On the other hand, it is a staggeringly expensive city to be a tourist in, there’s no two ways about it.  I have spent a fair bit of time in Tokyo, which people call an expensive place to visit, and there is no comparing the two.  It is unfortunately very easy to look at a price tag, think “well, that’s not too expensive”, and order, say, a 2.50 diet coke before you do the mental math and realize you’re paying 4 dollars for 8 ounces of cola, and a taxi ride you pay for with a single 20 pound note likewise seems quite reasonable until you do the maths.

It is also tremendously inconvenient if you are out for a day’s shopping and have no place to put your parcels, as there seem to be no coin lockers anywhere.  To be fair, coin lockers have largely disappeared from the American landscape as well; the usual excuse given is “terrorism” but I couldn’t help but notice the plethora of “left luggage” services who would be happy to hold your items at 7 pounds per bag per day.

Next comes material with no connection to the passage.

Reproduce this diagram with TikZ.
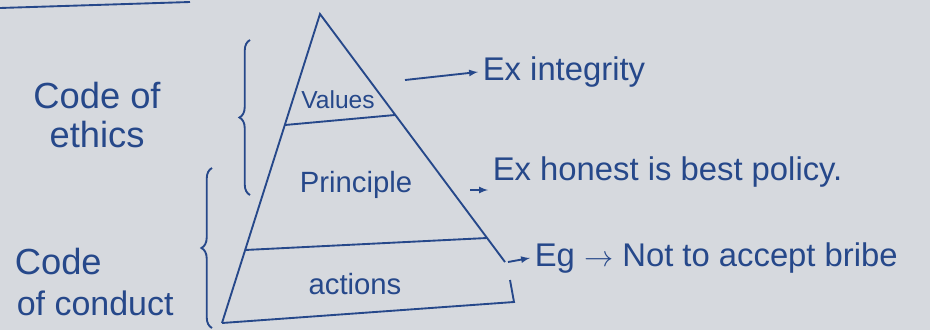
\documentclass[tikz,border=0pt]{standalone}
\usepackage{fontspec}
\setmainfont{Liberation Sans}
\usetikzlibrary{arrows.meta, decorations.pathreplacing, positioning}
\definecolor{ink}{RGB}{38,72,138}
\definecolor{paper}{RGB}{214,217,222}

\begin{document}
\begin{tikzpicture}[x=0.03cm, y=-0.03cm, font=\fontsize{28}{32}\selectfont, >=latex,
    line width=1.6pt, ink, text=ink,
    level/.style={font=\fontsize{25}{28}\selectfont, inner sep=1pt},
    side/.style={font=\fontsize{31}{34}\selectfont, align=center},
    curly/.style={decorate, decoration={brace, amplitude=9pt}}]
    \fill[paper] (0,0) rectangle (930,330);
    \useasboundingbox (0,0) rectangle (930,330);
    \draw (0,8) -- (190,2);
    % pyramid
    \coordinate (apex) at (320,14);
    \coordinate (bl) at (222,323);
    \coordinate (br) at (514,302);
    \coordinate (re) at (505,262);
    \draw (bl) -- (apex) -- (re);
    \draw (bl) -- (br) -- (510,280);
    \draw (285,125) -- (395,115);
    \draw (245,250) -- (487,238);
    \node[level, font=\fontsize{21}{24}\selectfont] (values) at (338,100) {Values};
    \node[level] (principle) at (356,185) {Principle};
    \node[level] (actions) at (355,284) {actions};
    % examples
    \coordinate (v1) at (405,80);
    \coordinate (p1) at (470,190);
    \coordinate (a1) at (508,262);
    \node[anchor=west] (ex1) at (478,72) {Ex integrity};
    \node[anchor=west] (ex2) at (488,172) {Ex honest is best policy.};
    \node[anchor=west] (ex3) at (530,258) {Eg $\to$ Not to accept bribe};
    \draw[->] (v1) -- (ex1.west);
    \draw[->] (p1) -- (ex2.west |- p1);
    \draw[->] (a1) -- (ex3.west);
    % braces
    \draw[curly] (250,195) -- (250,40);
    \draw[curly] (212,328) -- (212,168);
    \node[side] (ethics) at (97,115) {Code of\\ethics};
    \node[side, anchor=west] (code) at (10,262) {Code};
    \node[side, anchor=west, font=\fontsize{29}{32}\selectfont] (conduct) at (12,303) {of conduct};
\end{tikzpicture}
\end{document}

That, and the city shuts down almost entirely at 7 o’clock at night.  That’s not an exaggeration; the shops and attractions close their doors and bring down the metal shutters at just about the time where things are getting going in, say, Los Angeles.

This is probably a boon if you happen to live in London and want to get off work at 5 and go down the pub by 6 and stay there the rest of the night, but if you are a tourist visiting London you should be aware that you will not get a full day’s worth of London out of any given day.

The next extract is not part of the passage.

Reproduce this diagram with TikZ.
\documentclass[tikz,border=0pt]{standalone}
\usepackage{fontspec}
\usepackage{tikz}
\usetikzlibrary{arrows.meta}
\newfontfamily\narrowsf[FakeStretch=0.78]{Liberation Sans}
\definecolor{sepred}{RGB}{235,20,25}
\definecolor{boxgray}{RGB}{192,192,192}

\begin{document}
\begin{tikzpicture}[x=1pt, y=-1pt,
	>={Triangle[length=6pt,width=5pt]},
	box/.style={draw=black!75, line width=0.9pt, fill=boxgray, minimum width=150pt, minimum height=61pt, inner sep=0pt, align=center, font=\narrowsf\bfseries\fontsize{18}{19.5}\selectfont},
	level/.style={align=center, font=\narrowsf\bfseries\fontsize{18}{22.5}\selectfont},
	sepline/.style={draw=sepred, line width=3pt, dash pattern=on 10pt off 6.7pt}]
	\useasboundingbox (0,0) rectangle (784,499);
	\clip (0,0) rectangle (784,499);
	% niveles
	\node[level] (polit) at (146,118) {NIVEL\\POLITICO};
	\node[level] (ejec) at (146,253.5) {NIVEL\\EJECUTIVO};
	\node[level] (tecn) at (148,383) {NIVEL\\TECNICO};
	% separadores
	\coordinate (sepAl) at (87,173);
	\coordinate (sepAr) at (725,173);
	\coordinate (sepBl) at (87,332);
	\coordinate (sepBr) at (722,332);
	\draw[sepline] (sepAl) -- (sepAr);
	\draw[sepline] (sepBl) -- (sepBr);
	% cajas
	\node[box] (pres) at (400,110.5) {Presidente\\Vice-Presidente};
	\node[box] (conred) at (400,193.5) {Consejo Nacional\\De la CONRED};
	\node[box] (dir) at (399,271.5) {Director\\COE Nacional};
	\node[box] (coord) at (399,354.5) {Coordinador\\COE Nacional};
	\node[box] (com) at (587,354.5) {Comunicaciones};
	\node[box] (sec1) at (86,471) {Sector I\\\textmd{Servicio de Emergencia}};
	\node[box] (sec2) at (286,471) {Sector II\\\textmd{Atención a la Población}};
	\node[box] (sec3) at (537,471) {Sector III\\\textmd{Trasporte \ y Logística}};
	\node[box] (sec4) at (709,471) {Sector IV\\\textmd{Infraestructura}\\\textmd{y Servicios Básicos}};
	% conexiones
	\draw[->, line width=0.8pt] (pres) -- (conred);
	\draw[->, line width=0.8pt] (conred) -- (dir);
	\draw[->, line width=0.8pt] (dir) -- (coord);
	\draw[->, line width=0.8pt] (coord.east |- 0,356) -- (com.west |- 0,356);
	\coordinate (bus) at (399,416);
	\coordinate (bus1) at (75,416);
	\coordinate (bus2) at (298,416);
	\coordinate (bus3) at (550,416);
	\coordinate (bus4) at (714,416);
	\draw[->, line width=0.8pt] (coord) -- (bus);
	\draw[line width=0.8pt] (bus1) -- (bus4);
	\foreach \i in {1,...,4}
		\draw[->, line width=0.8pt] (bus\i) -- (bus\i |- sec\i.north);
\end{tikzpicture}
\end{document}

Also, the Tube, while very cool, tended to have a bad history of having stations out of order or down for construction or possibly on fire over the week we were trying to make use of it.

So there were some bits that were less fun than others, but I’m still going to give the city as a whole a B+.  Do something about the shop hours and the general reliability of public transport and that’s looking more like an A- which is a pretty good place to be in my book.